A major portion of the world’s story appears to be that of fumbling little creatures of seemingly no great potential, falling, like the helpless little girl Alice, down a rabbit hole or an unexpected crevice into some new topsy-turvy realm…. The first land-walking fish was, by modern standards, an ungainly and inefficient invertebrate. Figuratively, he was a water failure who had managed to climb ashore on a continent where no vertebrates existed. In a time of crisis he had escaped his enemies…. The wet fish gasping in the harsh air on the shore, the warm-blooded mammal roving unchecked through the torpor of the reptilian night, the lizard-bird launching into a moment of ill-aimed flight, shatter all purely competitive assumptions. hese singular events reveal escapes through the living screen, penetrated, one would have to say in retrospect, by the ‘overspecialized’ and the seemingly ‘inefficient,’ the creatures driven to the wall.

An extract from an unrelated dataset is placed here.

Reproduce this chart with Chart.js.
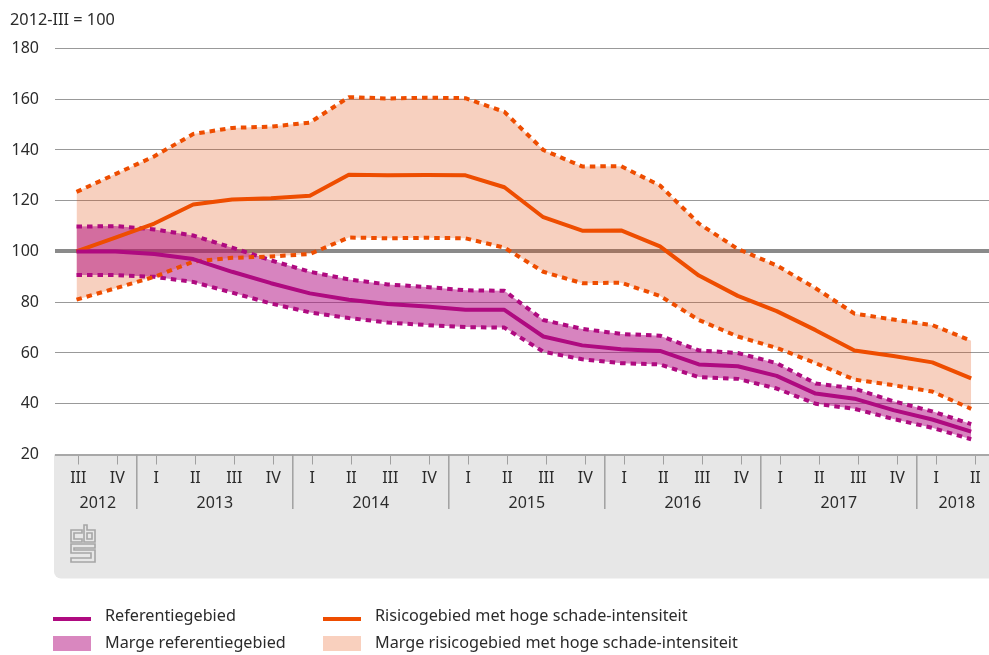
<!DOCTYPE html>
<html><head><meta charset="utf-8">
<style>html,body{margin:0;padding:0;background:#fff}#w{position:relative;width:989px;height:655px}</style>
<script src="https://cdn.jsdelivr.net/npm/chart.js@4"></script>
</head><body><div id="w"><canvas id="c" width="989" height="655"></canvas></div>
<script>
const quarters=['III','IV','I','II','III','IV','I','II','III','IV','I','II','III','IV','I','II','III','IV','I','II','III','IV','I','II'];
const yearLabels=['2012','2013','2014','2015','2016','2017','2018'];
const yearQuarterCounts=[2,4,4,4,4,4,2];
const yTicks=[20,40,60,80,100,120,140,160,180];
const risico=[100,105.5,111,118.5,120.5,121,122,130.2,130,130.1,130,125.3,113.5,108.2,108.3,102,90.5,82.5,76.5,69,61,58.8,56.3,50];
const risicoHoog=[123.5,130.5,137.5,146.3,148.7,149.2,150.8,160.8,160.3,160.6,160.4,155,140,133.5,133.6,126,111,101,94.5,85.5,75.5,73.2,71,64.8];
const risicoLaag=[81,85.5,90,96,97.5,98,99,105.5,105.2,105.4,105.2,101.5,92,87.5,87.7,82.5,73,66.5,62,56,49.5,47.3,44.8,38];
const referentie=[100,100,99,97,92,87.5,83.5,81,79.3,78.3,77,77,66.5,63,61.5,60.8,55.5,54.8,51,44,42,37.5,33.8,29];
const referentieHoog=[109.8,110,108.7,106.3,101.5,96.5,92,89,87,86,84.7,84.5,73,69.5,67.5,66.8,61,60,56,48,46,41,37,32];
const referentieLaag=[90.7,90.7,90,88,83.8,79.5,76,73.8,72,71,70.2,70,60.5,57.5,56,55.5,50.5,49.8,46,40,38,34,30.5,26];
const unitTitle='2012-III = 100';
const legendLabels=['Referentiegebied','Risicogebied met hoge schade-intensiteit','Marge referentiegebied','Marge risicogebied met hoge schade-intensiteit'];

const FONT='"Noto Sans"';
const TXT='#2b2b2b',PURPLE='#AF0A80',ORANGE='#EE4D00',PEACH='rgba(222,72,5,0.255)',PLUM='rgba(175,10,128,0.5)',GRID='#999999';
const pts=a=>a.map((v,i)=>({x:i,y:v}));
const tickPos=i=>i*1.0026+0.046;
const line=(label,data,color,order,dash,extra)=>Object.assign({label,data:pts(data),borderColor:color,borderWidth:4,borderDash:dash?[5.5,5]:[],pointRadius:0,tension:0,fill:false,order,borderCapStyle:'butt',borderJoinStyle:'round'},extra||{});

const decor={id:'decor',
 beforeDraw(chart){
  const {ctx,chartArea:a}=chart;
  ctx.save();
  ctx.fillStyle='#e7e7e7';
  ctx.beginPath();ctx.roundRect(a.left-1,a.bottom,a.right-a.left+1,124,[0,0,0,7]);ctx.fill();
  ctx.restore();
 },
 afterDraw(chart){
  const {ctx,chartArea:a,scales:{x}}=chart;
  ctx.save();
  let start=0;ctx.textAlign='center';ctx.textBaseline='middle';ctx.font='16px '+FONT;
  yearLabels.forEach((y,i)=>{
   const end=start+yearQuarterCounts[i];
   const p0=x.getPixelForValue(tickPos(start-0.5)),p1=x.getPixelForValue(tickPos(end-0.5));
   if(i<yearLabels.length-1){ctx.strokeStyle='#a0a0a0';ctx.lineWidth=1.5;ctx.beginPath();ctx.moveTo(p1,a.bottom);ctx.lineTo(p1,509);ctx.stroke();}
   ctx.fillStyle=TXT;
   const c=i===yearLabels.length-1?(p0+p1)/2+1:(p0+p1)/2;
   ctx.fillText(y,c,503);
   start=end;
  });
  ctx.strokeStyle='#a6a6a6';ctx.lineWidth=1.6;ctx.lineJoin='miter';
  const poly=(p)=>{ctx.beginPath();p.forEach((q,i)=>i?ctx.lineTo(q[0],q[1]):ctx.moveTo(q[0],q[1]));ctx.closePath();ctx.stroke();};
  poly([[82,530],[71,530],[71,542],[82,542],[82,539],[74,539],[74,533],[82,533]]);
  poly([[84,525],[87,525],[87,530],[95,530],[95,542],[84,542]]);
  poly([[87,533],[92,533],[92,539],[87,539]]);
  poly([[95,544],[71,544],[71,553],[91,553],[91,558],[71,558],[71,562],[95,562],[95,550],[74,550],[74,548],[95,548]]);
  ctx.textAlign='left';ctx.font='16.2px '+FONT;
  const col=[105,375],rows=[616,643];
  ctx.fillStyle=PURPLE;ctx.fillRect(53,617,38,4);
  ctx.fillStyle=ORANGE;ctx.fillRect(323,617,38,4);
  ctx.fillStyle='#D987BF';ctx.fillRect(53,636,38,15);
  ctx.fillStyle='#F9D0BE';ctx.fillRect(323,636,38,15);
  ctx.fillStyle=TXT;
  ctx.fillText(legendLabels[0],col[0],rows[0]);
  ctx.fillText(legendLabels[1],col[1],rows[0]);
  ctx.fillText(legendLabels[2],col[0],rows[1]);
  ctx.fillText(legendLabels[3],col[1],rows[1]);
  ctx.restore();
 }};

new Chart(document.getElementById('c'),{
 type:'line',
 data:{datasets:[
  line(legendLabels[0],referentie,PURPLE,0),
  line(legendLabels[1],risico,ORANGE,1),
  line('Boven risico',risicoHoog,ORANGE,2,true),
  line('Onder risico',risicoLaag,ORANGE,2,true),
  line('Onder referentie',referentieLaag,PURPLE,3,true),
  line(legendLabels[2],referentieHoog,PURPLE,3,true,{fill:'-1',backgroundColor:PLUM}),
  line('Marge onder',risicoLaag,'transparent',4,false,{borderWidth:0}),
  line(legendLabels[3],risicoHoog,'transparent',4,false,{borderWidth:0,fill:'-1',backgroundColor:PEACH})
 ]},
 options:{
  responsive:false,animation:false,
  layout:{padding:{left:10,right:0,top:0,bottom:0}},
  plugins:{
   legend:{display:false},tooltip:{enabled:false},
   title:{display:true,text:unitTitle,align:'start',color:TXT,font:{family:FONT,size:16.3,weight:'normal'},padding:{top:11,bottom:17.9}}
  },
  scales:{
   x:{type:'linear',min:-0.553,max:23.458,
    afterBuildTicks(s){s.ticks=quarters.map((_,i)=>({value:tickPos(i)}));},
    afterFit(s){s.height=200.5;},
    border:{display:false},
    grid:{drawOnChartArea:false,drawTicks:true,tickLength:10,tickColor:'#a0a0a0',lineWidth:1},
    ticks:{autoSkip:false,maxRotation:0,padding:4,color:TXT,font:{family:FONT,size:16},callback:(v,i)=>quarters[i]}
   },
   y:{min:20,max:180,
    afterBuildTicks(s){s.ticks=yTicks.map(v=>({value:v}));},
    afterFit(s){s.width=45;},
    border:{display:false},
    grid:{drawTicks:false,color:c=>c.tick.value===100?'#8a8a8a':(c.tick.value===20?'#a8a8a8':GRID),lineWidth:c=>c.tick.value===100?4:(c.tick.value===20?2:1)},
    ticks:{padding:16,color:TXT,font:{family:FONT,size:16}}
   }
  }
 },
 plugins:[decor]
});
</script></body></html>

In another essay, he talks about how life on our planet would have failed if it weren’t for the birth of flowers and everything that came in their train. At another time, we see him playing with an unafraid young fox with a pile of bones and selecting one and handing it to him. In yet another essay, we see him watching while an unusual squirrel manages to climb a post that had a wrap-around funnel protecting the food left for birds.

This is not BIG nature. It is all little nature with a lot of very BIG implications. Eiseley is a wonderful essayist and poet, deserving not only of scientific fame, but literary fame as well. It is no accident that the Introduction to The Star Thrower was written by an admirer named W. H. Auden.

In future, I will write more about Eiseley. Having rediscovered him, I cannot let him down.